Charts and diagrams as code.
------------------------------
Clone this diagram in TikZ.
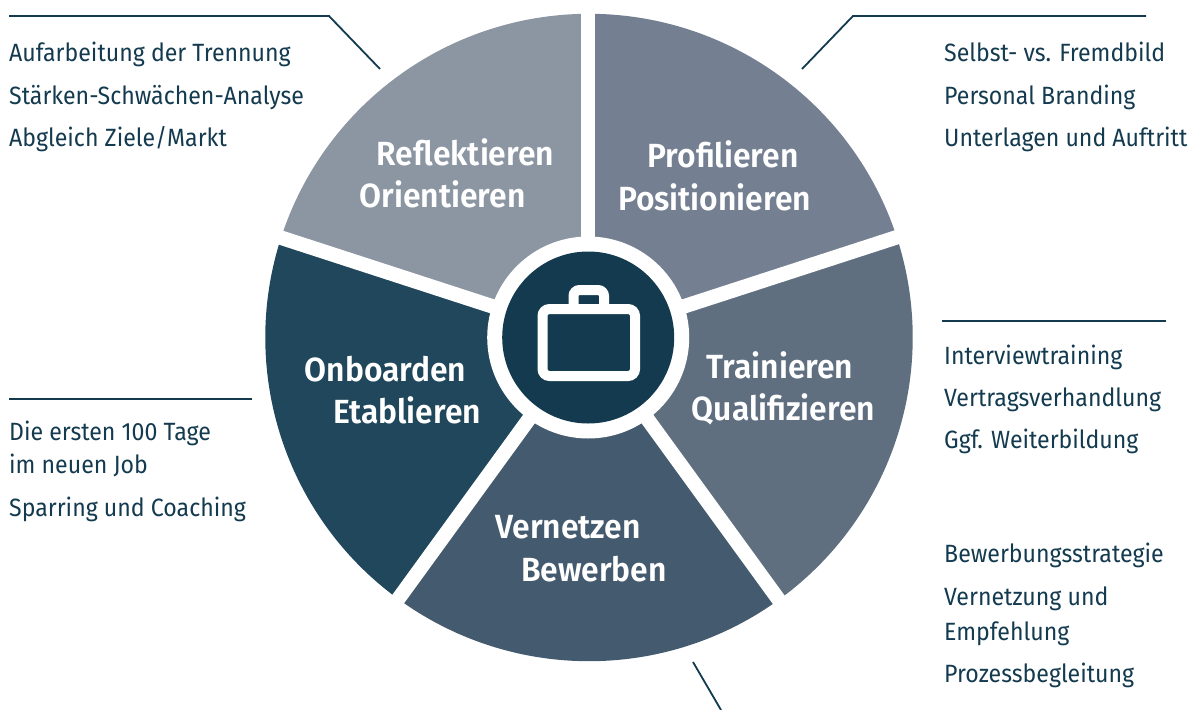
\documentclass[tikz,border=0pt]{standalone}
\usepackage{fontspec}
\setmainfont{Fira Sans}[FakeStretch=0.925]
\newfontfamily\headfont{Fira Sans SemiBold}[FakeStretch=0.95]
\definecolor{ink}{HTML}{133A4F}
\definecolor{segA}{HTML}{8C96A3}
\definecolor{segB}{HTML}{748091}
\definecolor{segC}{HTML}{5F6F80}
\definecolor{segD}{HTML}{445A6E}
\definecolor{segE}{HTML}{20475B}
\tikzset{
  x=1pt,y=-1pt,
  sector/.style={draw=none},
  spoke/.style={draw=white,line width=14.5pt},
  rule/.style={draw=ink,line width=1.8pt},
  item/.style={anchor=base west,inner sep=0pt,text=ink,font=\fontsize{25}{28}\selectfont},
  head/.style={anchor=base,inner sep=0pt,text=white,font=\headfont\fontsize{33.5}{36}\selectfont},
}
\newcommand{\sect}[3]{\fill[sector,#3] (589,337.5) -- ++(#1:323.7pt) arc[start angle=#1,end angle=#2,radius=323.7pt] -- cycle;}
\begin{document}
\begin{tikzpicture}
\useasboundingbox (0,0) rectangle (1198,709);
\sect{18}{90}{segB}
\sect{-54}{18}{segC}
\sect{-126}{-54}{segD}
\sect{162}{234}{segE}
\sect{90}{162}{segA}
\coordinate (hub) at (588.2,337.5);
\foreach \a in {90,18,-54,-126,162}
  \draw[spoke] (hub) -- ++(\a:340pt);
\fill[white] (hub) circle[radius=101pt];
\node[circle,fill=ink,minimum size=172pt,inner sep=0pt] (core) at (hub) {};
% briefcase
\draw[white,line width=10pt,rounded corners=7pt] (542.5,309) rectangle (635,376);
\draw[white,line width=10pt,rounded corners=6pt] (573.5,309) -- (573.5,290) -- (604,290) -- (604,309);
% rules
\coordinate (r1a) at (9,16); \coordinate (r1b) at (329,16); \coordinate (r1c) at (380,69);
\coordinate (r2a) at (1146,16); \coordinate (r2b) at (853,16); \coordinate (r2c) at (802,69);
\coordinate (r3a) at (942,321); \coordinate (r3b) at (1166,321);
\coordinate (r4a) at (9,399); \coordinate (r4b) at (252,399);
\coordinate (r5a) at (693,662); \coordinate (r5b) at (721,710);
\draw[rule] (r1a) -- (r1b) -- (r1c);
\draw[rule] (r2a) -- (r2b) -- (r2c);
\draw[rule] (r3a) -- (r3b);
\draw[rule] (r4a) -- (r4b);
\draw[rule] (r5a) -- (r5b);
% headings
\node[head] (h1a) at (465.5,165) {Reflektieren};
\node[head] (h1b) at (442.5,207) {Orientieren};
\node[head] (h2a) at (723,167) {Profilieren};
\node[head] (h2b) at (714.5,210) {Positionieren};
\node[head] (h3a) at (780,378) {Trainieren};
\node[head] (h3b) at (783.5,420) {Qualifizieren};
\node[head] (h4a) at (385.5,381) {Onboarden};
\node[head] (h4b) at (407,423) {Etablieren};
\node[head] (h5a) at (568,538) {Vernetzen};
\node[head] (h5b) at (594,581) {Bewerben};
% lists
\node[item] (a1) at (9,62) {Aufarbeitung der Trennung};
\node[item] (a2) at (9,104) {Stärken-Schwächen-Analyse};
\node[item] (a3) at (9,146) {Abgleich Ziele/Markt};
\node[item] (b1) at (944,62) {Selbst- vs. Fremdbild};
\node[item] (b2) at (944,104) {Personal Branding};
\node[item] (b3) at (944,146) {Unterlagen und Auftritt};
\node[item] (c1) at (944,364) {Interviewtraining};
\node[item] (c2) at (944,406) {Vertragsverhandlung};
\node[item] (c3) at (944,448) {Ggf. Weiterbildung};
\node[item] (d1) at (944,562) {Bewerbungsstrategie};
\node[item] (d2) at (944,605) {Vernetzung und};
\node[item] (d3) at (944,640) {Empfehlung};
\node[item] (d4) at (944,682) {Prozessbegleitung};
\node[item] (e1) at (9,440) {Die ersten 100 Tage};
\node[item] (e2) at (9,473) {im neuen Job};
\node[item] (e3) at (9,516) {Sparring und Coaching};
\end{tikzpicture}
\end{document}
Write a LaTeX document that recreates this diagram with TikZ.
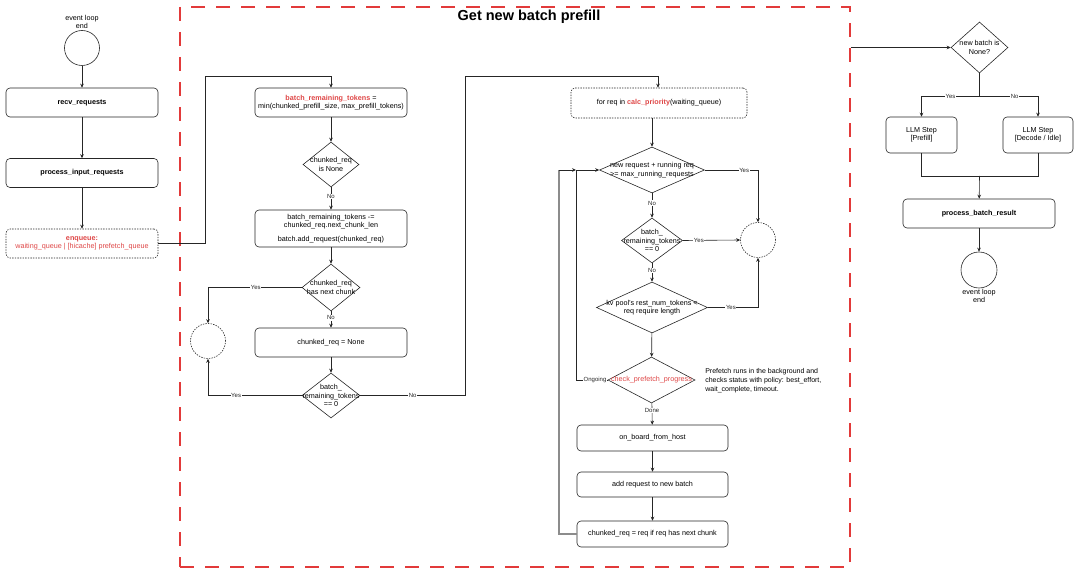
------------------------------
GOAL. Print each entry shown above with exact wording and no pictures.

ANSWER TO THIS TASK.
Clone this diagram in TikZ.
\documentclass[tikz,border=0pt]{standalone}
\usepackage{fontspec}
\setmainfont{Fira Sans}[FakeStretch=0.925]
\newfontfamily\headfont{Fira Sans SemiBold}[FakeStretch=0.95]
\definecolor{ink}{HTML}{133A4F}
\definecolor{segA}{HTML}{8C96A3}
\definecolor{segB}{HTML}{748091}
\definecolor{segC}{HTML}{5F6F80}
\definecolor{segD}{HTML}{445A6E}
\definecolor{segE}{HTML}{20475B}
\tikzset{
  x=1pt,y=-1pt,
  sector/.style={draw=none},
  spoke/.style={draw=white,line width=14.5pt},
  rule/.style={draw=ink,line width=1.8pt},
  item/.style={anchor=base west,inner sep=0pt,text=ink,font=\fontsize{25}{28}\selectfont},
  head/.style={anchor=base,inner sep=0pt,text=white,font=\headfont\fontsize{33.5}{36}\selectfont},
}
\newcommand{\sect}[3]{\fill[sector,#3] (589,337.5) -- ++(#1:323.7pt) arc[start angle=#1,end angle=#2,radius=323.7pt] -- cycle;}
\begin{document}
\begin{tikzpicture}
\useasboundingbox (0,0) rectangle (1198,709);
\sect{18}{90}{segB}
\sect{-54}{18}{segC}
\sect{-126}{-54}{segD}
\sect{162}{234}{segE}
\sect{90}{162}{segA}
\coordinate (hub) at (588.2,337.5);
\foreach \a in {90,18,-54,-126,162}
  \draw[spoke] (hub) -- ++(\a:340pt);
\fill[white] (hub) circle[radius=101pt];
\node[circle,fill=ink,minimum size=172pt,inner sep=0pt] (core) at (hub) {};
% briefcase
\draw[white,line width=10pt,rounded corners=7pt] (542.5,309) rectangle (635,376);
\draw[white,line width=10pt,rounded corners=6pt] (573.5,309) -- (573.5,290) -- (604,290) -- (604,309);
% rules
\coordinate (r1a) at (9,16); \coordinate (r1b) at (329,16); \coordinate (r1c) at (380,69);
\coordinate (r2a) at (1146,16); \coordinate (r2b) at (853,16); \coordinate (r2c) at (802,69);
\coordinate (r3a) at (942,321); \coordinate (r3b) at (1166,321);
\coordinate (r4a) at (9,399); \coordinate (r4b) at (252,399);
\coordinate (r5a) at (693,662); \coordinate (r5b) at (721,710);
\draw[rule] (r1a) -- (r1b) -- (r1c);
\draw[rule] (r2a) -- (r2b) -- (r2c);
\draw[rule] (r3a) -- (r3b);
\draw[rule] (r4a) -- (r4b);
\draw[rule] (r5a) -- (r5b);
% headings
\node[head] (h1a) at (465.5,165) {Reflektieren};
\node[head] (h1b) at (442.5,207) {Orientieren};
\node[head] (h2a) at (723,167) {Profilieren};
\node[head] (h2b) at (714.5,210) {Positionieren};
\node[head] (h3a) at (780,378) {Trainieren};
\node[head] (h3b) at (783.5,420) {Qualifizieren};
\node[head] (h4a) at (385.5,381) {Onboarden};
\node[head] (h4b) at (407,423) {Etablieren};
\node[head] (h5a) at (568,538) {Vernetzen};
\node[head] (h5b) at (594,581) {Bewerben};
% lists
\node[item] (a1) at (9,62) {Aufarbeitung der Trennung};
\node[item] (a2) at (9,104) {Stärken-Schwächen-Analyse};
\node[item] (a3) at (9,146) {Abgleich Ziele/Markt};
\node[item] (b1) at (944,62) {Selbst- vs. Fremdbild};
\node[item] (b2) at (944,104) {Personal Branding};
\node[item] (b3) at (944,146) {Unterlagen und Auftritt};
\node[item] (c1) at (944,364) {Interviewtraining};
\node[item] (c2) at (944,406) {Vertragsverhandlung};
\node[item] (c3) at (944,448) {Ggf. Weiterbildung};
\node[item] (d1) at (944,562) {Bewerbungsstrategie};
\node[item] (d2) at (944,605) {Vernetzung und};
\node[item] (d3) at (944,640) {Empfehlung};
\node[item] (d4) at (944,682) {Prozessbegleitung};
\node[item] (e1) at (9,440) {Die ersten 100 Tage};
\node[item] (e2) at (9,473) {im neuen Job};
\node[item] (e3) at (9,516) {Sparring und Coaching};
\end{tikzpicture}
\end{document}
Write a LaTeX document that recreates this diagram with TikZ.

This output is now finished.